The Bank of Japan is supporting Japanese stocks and country-specific exchange traded funds, helping to cushion falls in the market, with speculators pointing to increased purchases in domestic ETFs on the dip.

Over the past three months, the iShares MSCI Japan ETF (NYSEArca: EWJ) has gained 7.0%. Meanwhile, yen-hedged Japan ETFs, WisdomTree Japan Hedged Equity Fund (NYSEArca: DXJ) and db X-trackers MSCI Japan Hedged Equity Fund (NYSEArca: DBJP), increased 7.8% and 8.0%, respectively.

The Bank of Japan is purchasing ETFs that track the Nikkei Stock Average and the broader Topix index as part of its massive purchasing program to support the economy, reports Megumi Fujikawa for the Wall Street Journal.
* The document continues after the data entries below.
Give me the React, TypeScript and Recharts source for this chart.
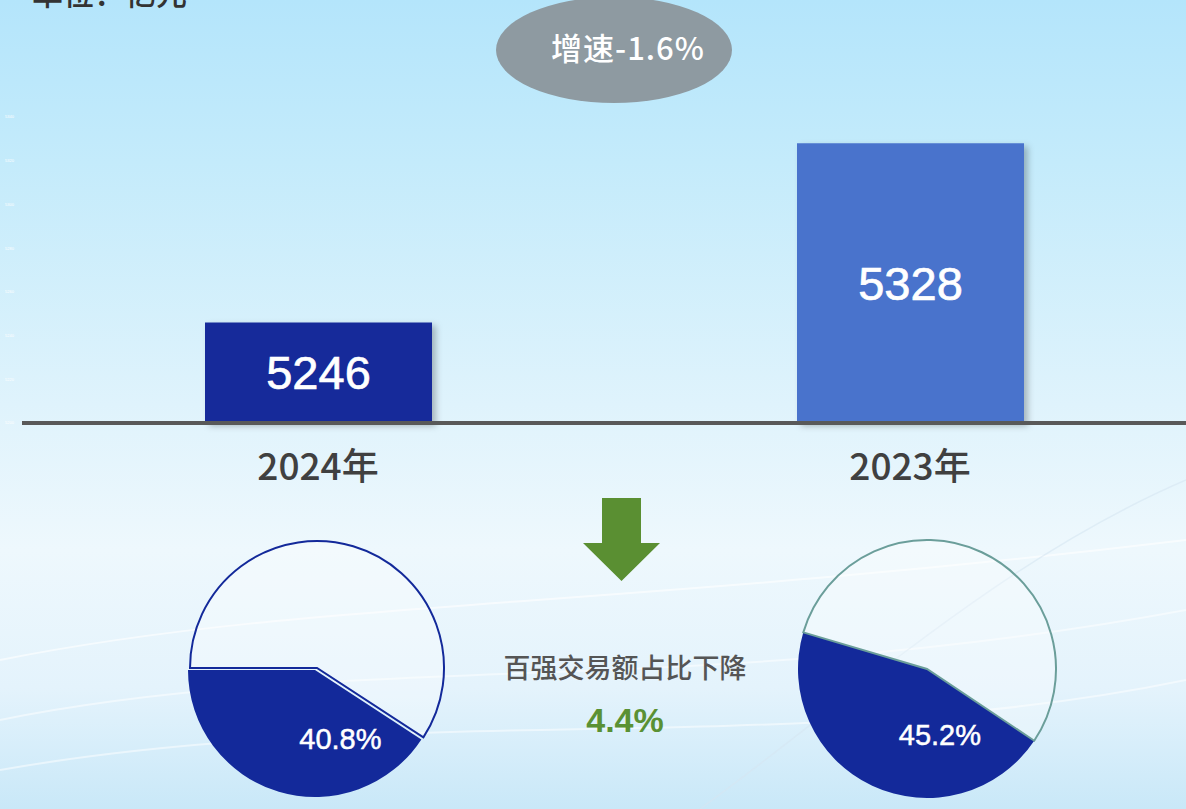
import { BarChart, Bar, XAxis, YAxis, Cell, LabelList, PieChart, Pie } from "recharts";

const categories = ["2024年", "2023年"];
const totals = [5246, 5328];
const yTicks = [5200, 5220, 5240, 5260, 5280, 5300, 5320, 5340];
const growthText = "增速-1.6%";
const unitText = "单位：亿元";

const shareNames = ["百强", "其他"];
const share2024 = [40.8, 59.2];
const share2023 = [45.2, 54.8];
const dropText = "百强交易额占比下降";
const dropValue = "4.4%";

const BAR_COLORS = ["#13299a", "#4a73cc"];
const NAVY = "#13299a";
const TEAL = "#6b9e9a";
const FONT = '"Liberation Sans", "Noto Sans CJK SC", sans-serif';
const CJK = '"Noto Sans CJK SC", "Liberation Sans", sans-serif';

const barData = categories.map((c, i) => ({ name: c, value: totals[i] }));
const pie2024 = shareNames.map((n, i) => ({ name: n, value: share2024[i] }));
const pie2023 = shareNames.map((n, i) => ({ name: n, value: share2023[i] }));

const shareLabel = (dx: number, dy: number) => (p: any) => {
  if (p.index !== 0) return null;
  return (
    <text
      x={p.cx + dx * p.outerRadius}
      y={p.cy + dy * p.outerRadius}
      fill="#fff"
      stroke="#fff"
      strokeWidth={0.5}
      fontSize={29}
      textAnchor="middle"
      dominantBaseline="central"
      fontFamily={FONT}
    >
      {p.value}%
    </text>
  );
};

const App = () => {
  return (
    <div
      style={{
        position: "fixed",
        left: 0,
        top: 0,
        width: 1186,
        height: 809,
        overflow: "hidden",
        fontFamily: FONT,
        background:
          "linear-gradient(180deg, #b4e5fb 0%, #c4ebfb 20%, #dff3fc 50%, #eef8fd 68%, #e4f3fc 85%, #c9e8f8 100%)",
      }}
    >
      <svg width={1186} height={809} style={{ position: "absolute", left: 0, top: 0 }}>
        <path d="M0 660 C 300 600, 600 610, 1186 540" stroke="#ffffff" strokeOpacity={0.6} strokeWidth={2} fill="none" />
        <path d="M0 720 C 350 650, 700 700, 1186 610" stroke="#ffffff" strokeOpacity={0.5} strokeWidth={2} fill="none" />
        <path d="M0 770 C 400 700, 800 760, 1186 680" stroke="#ffffff" strokeOpacity={0.5} strokeWidth={2} fill="none" />
        <path d="M700 809 C 850 700, 1000 560, 1186 480" stroke="#d6e6f2" strokeOpacity={0.6} strokeWidth={1.5} fill="none" />
      </svg>

      <div style={{ position: "absolute", left: 0, top: 0 }}>
        <BarChart width={1206} height={505} data={barData} margin={{ top: 117, right: 0, bottom: 0, left: 0 }}>
          <defs>
            <filter id="barShadow" x="-10%" y="-10%" width="130%" height="130%">
              <feDropShadow dx={4} dy={3} stdDeviation={3} floodColor="#000" floodOpacity={0.25} />
            </filter>
          </defs>
          <YAxis
            domain={[5200, 5340]}
            ticks={yTicks}
            width={22}
            axisLine={false}
            tickLine={false}
            tick={{ fontSize: 4, fill: "#ffffff" }}
          />
          <XAxis
            dataKey="name"
            height={82}
            tickSize={0}
            tickMargin={31}
            axisLine={{ stroke: "#595959", strokeWidth: 4 }}
            tick={{ fontSize: 37, fill: "#404040", fontWeight: 500, fontFamily: CJK }}
          />
          <Bar dataKey="value" barSize={227} isAnimationActive={false} filter="url(#barShadow)">
            {barData.map((_, i) => (
              <Cell key={i} fill={BAR_COLORS[i]} />
            ))}
            <LabelList
              dataKey="value"
              position="center"
              fill="#ffffff"
              stroke="#ffffff"
              strokeWidth={0.7}
              fontSize={47}
            />
          </Bar>
        </BarChart>
      </div>

      <div style={{ position: "absolute", left: 0, top: 520 }}>
        <PieChart width={1186} height={289} margin={{ top: 0, right: 0, bottom: 0, left: 0 }}>
          <Pie
            data={pie2024}
            dataKey="value"
            cx={317}
            cy={148}
            outerRadius={127}
            startAngle={180}
            endAngle={540}
            isAnimationActive={false}
          >
            <Cell fill="none" stroke="none" />
            <Cell fill="#ffffff" fillOpacity={0.3} stroke={NAVY} strokeWidth={2} />
          </Pie>
          <Pie
            data={pie2024}
            dataKey="value"
            cx={315}
            cy={150}
            outerRadius={127}
            startAngle={180}
            endAngle={540}
            isAnimationActive={false}
            labelLine={false}
            label={shareLabel(0.2, 0.54)}
          >
            <Cell fill={NAVY} stroke="none" />
            <Cell fill="none" stroke="none" />
          </Pie>
          <Pie
            data={pie2023}
            dataKey="value"
            cx={927}
            cy={149}
            outerRadius={129}
            startAngle={163.5}
            endAngle={523.5}
            isAnimationActive={false}
            labelLine={false}
            label={shareLabel(0.1, 0.51)}
          >
            <Cell fill={NAVY} stroke="none" />
            <Cell fill="#ffffff" fillOpacity={0.3} stroke={TEAL} strokeWidth={2} />
          </Pie>
        </PieChart>
      </div>

      <svg width={1186} height={809} style={{ position: "absolute", left: 0, top: 0, pointerEvents: "none" }}>
        <text x={32} y={5} fontSize={31} fontWeight={500} fill="#333333" fontFamily={CJK}>
          {unitText}
        </text>
        <ellipse cx={614} cy={50} rx={118} ry={53} fill="#8e9aa1" />
        <text
          x={628}
          y={46}
          fontSize={31}
          fontWeight={500}
          fill="#ffffff"
          textAnchor="middle"
          dominantBaseline="central"
          fontFamily={CJK}
          letterSpacing={1}
        >
          {growthText}
        </text>
        <polygon points="602,498 641,498 641,543 660,543 621.5,581 583,543 602,543" fill="#5a8f32" />
        <text
          x={625}
          y={666}
          fontSize={27}
          fontWeight={500}
          fill="#555555"
          textAnchor="middle"
          dominantBaseline="central"
          fontFamily={CJK}
        >
          {dropText}
        </text>
        <text
          x={625}
          y={720}
          fontSize={34}
          fontWeight={700}
          fill="#5a9134"
          textAnchor="middle"
          dominantBaseline="central"
          fontFamily={FONT}
        >
          {dropValue}
        </text>
      </svg>
    </div>
  );
};

export default App;
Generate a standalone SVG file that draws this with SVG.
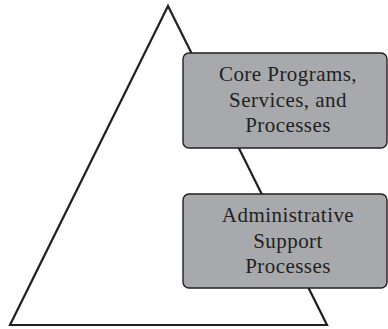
<svg xmlns="http://www.w3.org/2000/svg" width="388" height="329" viewBox="0 0 388 329">
<style>
.box{fill:#a7a9ac;stroke:#231f20;stroke-width:1.4}
.lbl{font-family:"Liberation Serif","Times New Roman",serif;font-size:21px;letter-spacing:0.45px;fill:#231f20;text-anchor:middle}
.tri{fill:none;stroke:#231f20;stroke-width:2.2;stroke-linejoin:miter}
</style>
<rect width="388" height="329" fill="#ffffff"/>
<g id="connectors">
<polygon id="pyramid" class="tri" points="168,6 327,325 10,325"/>
</g>
<g id="core">
<rect class="box" x="183" y="53" width="204" height="95" rx="6"/>
<text class="lbl" x="288" y="81">Core Programs,</text>
<text class="lbl" x="288" y="107">Services, and</text>
<text class="lbl" x="288" y="132">Processes</text>
</g>
<g id="admin">
<rect class="box" x="183" y="194" width="204" height="94" rx="6"/>
<text class="lbl" x="288" y="222">Administrative</text>
<text class="lbl" x="288" y="248">Support</text>
<text class="lbl" x="288" y="273">Processes</text>
</g>
</svg>
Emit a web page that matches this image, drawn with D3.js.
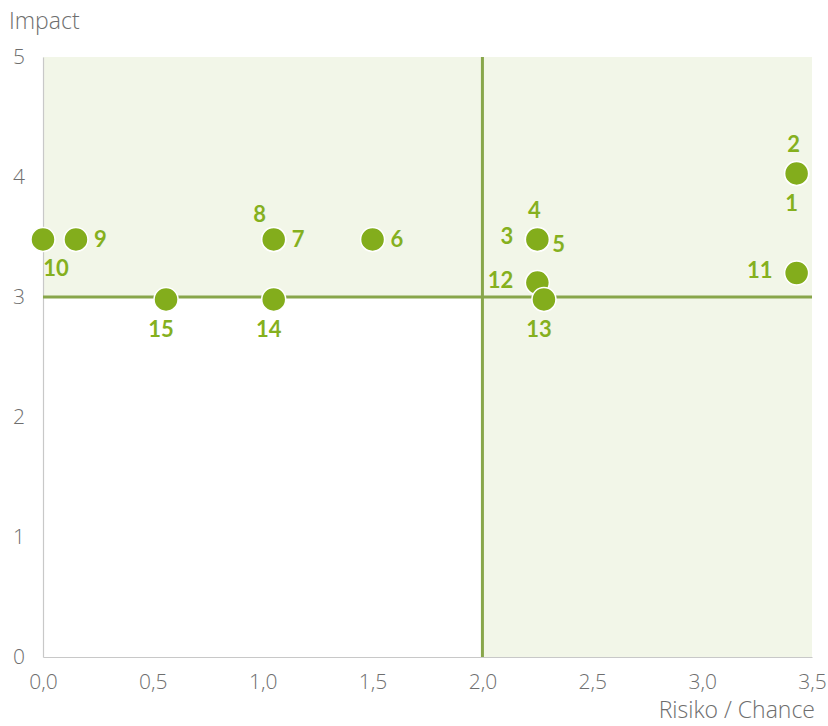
<!DOCTYPE html>
<html>
<head>
<meta charset="utf-8">
<script src="https://cdn.jsdelivr.net/npm/d3@7"></script>
<style>
  html, body { margin: 0; padding: 0; background: #fff; }
  svg { display: block; }
</style>
</head>
<body>
<svg id="chart" width="828" height="726"></svg>
<script>
// ---- data ----
const ids    = ["1", "2", "3", "4", "5", "6", "7", "8", "9", "10", "11", "12", "13", "14", "15"];
const risk   = [3.43, 3.43, 2.25, 2.25, 2.25, 1.50, 1.05, 1.05, 0.15, 0.00, 3.43, 2.25, 2.28, 1.05, 0.56];
const impact = [4.03, 4.03, 3.48, 3.48, 3.48, 3.48, 3.48, 3.48, 3.48, 3.48, 3.20, 3.12, 2.98, 2.98, 2.98];
const labelSide = ["below", "above", "left", "above", "rightLow", "right", "right", "aboveLeft", "right", "belowRight", "left", "left", "below", "below", "below"];
const xTicks = [0, 0.5, 1, 1.5, 2, 2.5, 3, 3.5];
const yTicks = [0, 1, 2, 3, 4, 5];
const xDomain = [0, 3.5];
const yDomain = [0, 5];
const xSplit = 2;
const ySplit = 3;
const xTitle = "Risiko / Chance";
const yTitle = "Impact";

// ---- drawing ----
const svg = d3.select("#chart");
const x = d3.scaleLinear().domain(xDomain).range([43, 812]);
const y = d3.scaleLinear().domain(yDomain).range([657, 57]);

const shade = "#f2f6e8";
const lineCol = "#88a64a";
const pointCol = "#83ad1c";
const labelCol = "#85b01e";
const tickCol = "#6e6e6e";
const tickFont = "'Open Sans', 'Noto Sans', sans-serif";
const labelFont = "Lato, 'Open Sans', sans-serif";

// shaded quadrants: top band (impact >= split) and right band (risk >= split)
svg.append("rect")
  .attr("x", x(xDomain[0])).attr("y", y(yDomain[1]))
  .attr("width", x(xDomain[1]) - x(xDomain[0]))
  .attr("height", y(ySplit) - y(yDomain[1]))
  .attr("fill", shade);
svg.append("rect")
  .attr("x", x(xSplit)).attr("y", y(ySplit))
  .attr("width", x(xDomain[1]) - x(xSplit))
  .attr("height", y(yDomain[0]) - y(ySplit))
  .attr("fill", shade);

// axes
const fmtX = d => d3.format(".1f")(d).replace(".", ",");
const xAxis = d3.axisBottom(x).tickValues(xTicks).tickFormat(fmtX).tickSize(0).tickPadding(17);
const yAxis = d3.axisLeft(y).tickValues(yTicks).tickFormat(d3.format("d")).tickSize(0).tickPadding(18);

const gx = svg.append("g").attr("transform", `translate(0,${y(0)})`).call(xAxis);
const gy = svg.append("g").attr("transform", `translate(${x(0)},0)`).call(yAxis);
[gx, gy].forEach(g => {
  g.select(".domain").attr("stroke", "#c8c8c8").attr("stroke-width", 1.2);
  g.selectAll("text").attr("fill", tickCol).attr("font-family", tickFont)
    .attr("font-size", 21).attr("font-weight", 300);
});
gx.selectAll("text").attr("dy", "0.71em");

// split lines
svg.append("line")
  .attr("x1", x(xDomain[0])).attr("x2", x(xDomain[1]))
  .attr("y1", y(ySplit)).attr("y2", y(ySplit))
  .attr("stroke", lineCol).attr("stroke-width", 3);
svg.append("line")
  .attr("x1", x(xSplit)).attr("x2", x(xSplit))
  .attr("y1", y(yDomain[0])).attr("y2", y(yDomain[1]))
  .attr("stroke", lineCol).attr("stroke-width", 3);

// axis titles
svg.append("text").attr("x", 9).attr("y", 29).text(yTitle)
  .attr("fill", tickCol).attr("font-family", tickFont).attr("font-size", 23).attr("font-weight", 300);
svg.append("text").attr("x", 815).attr("y", 718).attr("text-anchor", "end").text(xTitle)
  .attr("fill", tickCol).attr("font-family", tickFont).attr("font-size", 23).attr("font-weight", 300);

// points
const pts = ids.map((id, i) => ({ id, rx: risk[i], iy: impact[i], side: labelSide[i] }));
svg.append("g").selectAll("circle").data(pts).join("circle")
  .attr("cx", d => x(d.rx)).attr("cy", d => y(d.iy)).attr("r", 12)
  .attr("fill", pointCol).attr("stroke", "#ffffff").attr("stroke-width", 1.5);

// labels
const offsets = {
  above:      { dx: -3, dy: -29, anchor: "middle" },
  below:      { dx: -5, dy: 30, anchor: "middle" },
  left:       { dx: -24, dy: -3, anchor: "end" },
  right:      { dx: 18, dy: 0, anchor: "start" },
  rightLow:   { dx: 15, dy: 5, anchor: "start" },
  aboveLeft:  { dx: -14, dy: -25, anchor: "middle" },
  belowRight: { dx: 13, dy: 29, anchor: "middle" }
};
svg.append("g").selectAll("text").data(pts).join("text")
  .attr("x", d => x(d.rx) + offsets[d.side].dx)
  .attr("y", d => y(d.iy) + offsets[d.side].dy)
  .attr("dy", "0.36em")
  .attr("text-anchor", d => offsets[d.side].anchor)
  .attr("fill", labelCol).attr("font-family", labelFont)
  .attr("font-size", 22).attr("font-weight", 700)
  .text(d => d.id);
</script>
</body>
</html>
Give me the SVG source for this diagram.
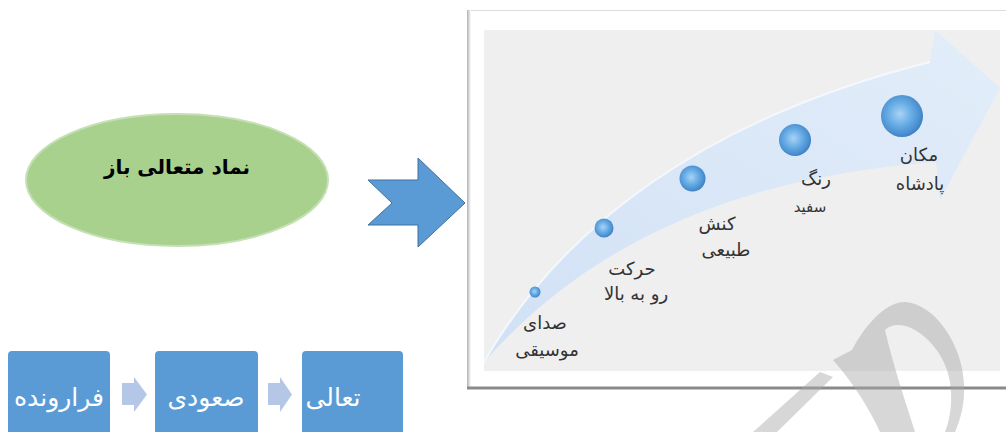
<svg xmlns="http://www.w3.org/2000/svg" width="1006" height="432" viewBox="0 0 1006 432">
<defs>
<style>
.lbl{font-family:"DejaVu Sans",sans-serif;font-size:18px;fill:#333;text-anchor:middle}
.box{fill:#5b9bd5}
.boxt{font-family:"DejaVu Sans",sans-serif;font-size:25px;fill:#fff;text-anchor:middle}
.sm{fill:#b4c7e7}
</style>
<radialGradient id="sph" cx="0.45" cy="0.45" r="0.6">
<stop offset="0" stop-color="#a9d3f5"/>
<stop offset="0.45" stop-color="#6aaee6"/>
<stop offset="0.8" stop-color="#4a8fd0"/>
<stop offset="1" stop-color="#3a78b8"/>
</radialGradient>
<linearGradient id="arr" x1="0" y1="1" x2="1" y2="0">
<stop offset="0" stop-color="#cfe0f5"/>
<stop offset="1" stop-color="#e2edfa"/>
</linearGradient>
<linearGradient id="lsh" x1="0" y1="0" x2="1" y2="0">
<stop offset="0" stop-color="#b0b0b0"/>
<stop offset="1" stop-color="#ffffff"/>
</linearGradient>
</defs>

<g id="frame">
<rect x="467" y="10" width="539" height="378" fill="#fff"/>
<line x1="467" y1="10.5" x2="1006" y2="10.5" stroke="#dcdcdc" stroke-width="1"/>
<rect x="467" y="10" width="4" height="378" fill="url(#lsh)"/>
<rect x="484" y="30" width="516" height="341" fill="#efefef"/>
<line x1="467" y1="388" x2="1006" y2="388" stroke="#8a8a8a" stroke-width="3"/>
</g>

<g id="bigarrow">
<path d="M484,362 C560,230 700,120 930,62 L935,30 L1000,88 L940,200 L936,162 C760,175 600,230 484,362 Z" fill="url(#arr)" opacity="0.95"/>
<path d="M484,362 C560,230 700,120 930,62" fill="none" stroke="#f4f8fd" stroke-width="2"/>
</g>

<g id="s1"><circle cx="535" cy="292" r="5.5" fill="url(#sph)"/>
<text class="lbl" x="545" y="329">صدای</text>
<text class="lbl" x="547" y="356">موسیقی</text></g>
<g id="s2"><circle cx="604" cy="228" r="9.5" fill="url(#sph)"/>
<text class="lbl" x="632" y="275">حرکت</text>
<text class="lbl" x="636" y="300">رو به بالا</text></g>
<g id="s3"><circle cx="692.5" cy="178.5" r="13" fill="url(#sph)"/>
<text class="lbl" x="717" y="230">کنش</text>
<text class="lbl" x="726" y="256">طبیعی</text></g>
<g id="s4"><circle cx="795" cy="140" r="16" fill="url(#sph)"/>
<text class="lbl" x="816" y="185">رنگ</text>
<text class="lbl" x="810" y="212" style="font-size:15px">سفید</text></g>
<g id="s5"><circle cx="902" cy="116" r="21" fill="url(#sph)"/>
<text class="lbl" x="919" y="161">مکان</text>
<text class="lbl" x="920" y="190">پادشاه</text></g>

<g id="ellipse">
<ellipse cx="177" cy="180" rx="151" ry="66" fill="#a9d18e" stroke="#c5e0b4" stroke-width="2"/>
<text x="177" y="174" style="font-family:'DejaVu Sans',sans-serif;font-size:20px;font-weight:bold;fill:#000;text-anchor:middle">نماد متعالی باز</text>
</g>

<g id="connectors">
<path d="M368,180 L418,180 L418,158 L465,203 L418,247 L418,225 L368,225 L392,203 Z" fill="#5b9bd5" stroke="#41719c" stroke-width="1"/>
<path class="sm" d="M122,383 L134,383 L134,377 L147,394.5 L134,412 L134,405 L122,405 Z"/>
<path class="sm" d="M268,383 L280,383 L280,377 L292,394.5 L280,412 L280,405 L268,405 Z"/>
</g>

<g id="b1"><rect class="box" x="8" y="351" width="102" height="90" rx="4"/>
<text class="boxt" x="59" y="406">فرارونده</text></g>
<g id="b2"><rect class="box" x="155" y="351" width="103" height="90" rx="4"/>
<text class="boxt" x="206" y="406">صعودی</text></g>
<g id="b3"><rect class="box" x="302" y="351" width="101" height="90" rx="4"/>
<text class="boxt" x="333" y="406">تعالی</text></g>

<g id="watermark" fill="#a8a8a8" opacity="0.45" fill-rule="evenodd">
<path d="M753,432 L777,432 L833,377 L820,372 Z"/>
<path d="M833,360 L852,350 C868,320 888,302 905,302 C935,304 963,345 964,385 C965,405 960,420 955,432 L880,432 C870,410 855,385 833,360 Z M885,330 C900,315 935,335 947,370 C955,395 950,420 945,432 L915,432 C905,400 893,365 885,330 Z"/>
</g>
</svg>
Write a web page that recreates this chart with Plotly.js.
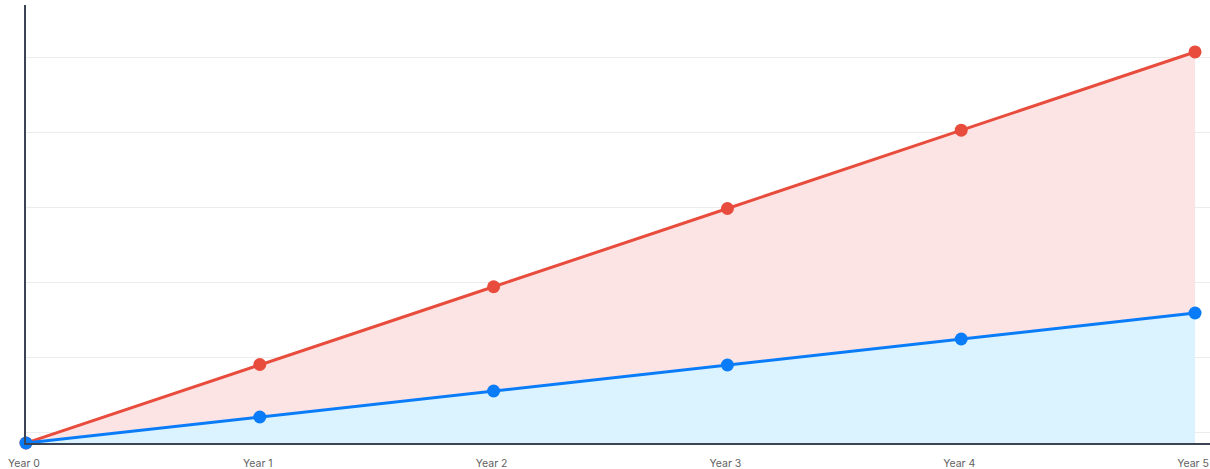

Over the first six business days of August, the central bank acquired ¥92.4 billion, or $904.2 million, in domestic stock ETFs, the longest and largest consecutive buying streak since it started purchasing ETFs in December 2010.

“The record amount of ETF buying seen by the Bank of Japan—combined with a hefty rise in the GPIF’s stock allocation—not only serves to hold up the floor for the equities market, it also goes a long way to keeping public support levels for (Prime Minister Shinzo Abe ) respectable,” Norihiro Fujito, senior investment strategist at Mitsubishi UFJ Morgan Stanley Securities, said in the article.

Traders have been speculating that the central bank is acquiring ETFs when the Nikkei and Topix dip. Specifically, many believe the BOJ is following a so-called “1% rule” by traders where the central bank acquires ETFs after the Topix index dips 1% in the morning session. The BOJ does not disclose when or why it purchases assets.

The BOJ has stated that it will increase ETF holdings to ¥3.5 trillion by the end of this year, and it held about ¥3.122 trillion as of Aug. 10.